Gesù, ho perso il conto di tutte le volte nelle quali sono andato via di casa. La nostra casa di famiglia: calda e accogliente. Ho preferito sperimentare la vita. Ho voluto camminare a fianco di una libertà sempre molto provvisoria e breve. Quando credevo di averla raggiunta in modo definitivo, mi accorgevo di essere rotolato nel baratro. Un baratro diventato talmente profondo e tetro da lasciarmi logorare dai sensi di colpa.
Soprattutto mi sono accorto che mi mancava l'abbraccio della tua misericordia e la carezza del tuo perdono.

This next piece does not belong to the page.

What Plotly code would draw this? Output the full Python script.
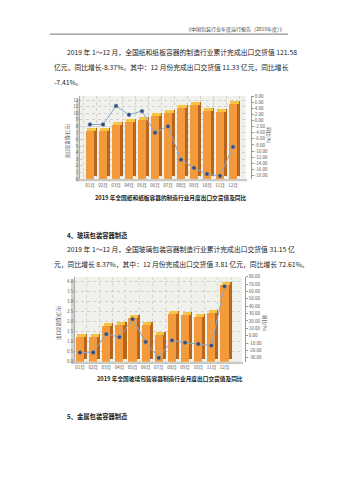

Tutte le volte ho avuto la grazia di rientrare in me stesso e di ritrovare le tue orme. Ho avuto anche il dono di decidere il ritorno. Combattuto, tremante. Ma confortato dal profumo di quel sentiero e di quelle erbe selvatiche e familiari che mi indicavano, passo dopo passo, dove abitava mio Padre.
Più mi avvicinavo e più sentivo il conflitto e la voglia perversa di ritornare indietro.
Gesù, è stato tuo Padre a venirmi incontro. Senza troppo parole, ma con i gesti della dolcezza mi ha riaccolto. Sembrava il primo giorno. Il giorno nel quale gli avevo detto: “Ti voglio bene”.
Gesù, oggi mi sento fra le mura domestiche non come servitore, perché per il Padre sono sempre figlio. Ma figlio ritrovato, figlio risorto alla vita.
Gesù, si apre davanti a me la luce della gioia. Non riesco a contenere la felicità dell'abito nuovo, dell'anello al dito, dei sandali che mi proteggono i piedi.
Gesù, parteciperò alla festa pensata per me con una decisione forte: quella di esserti sempre fedele, di amarti come l'unico amore, di stare sempre accanto a te per diventare con te un seme fecondo di gioia.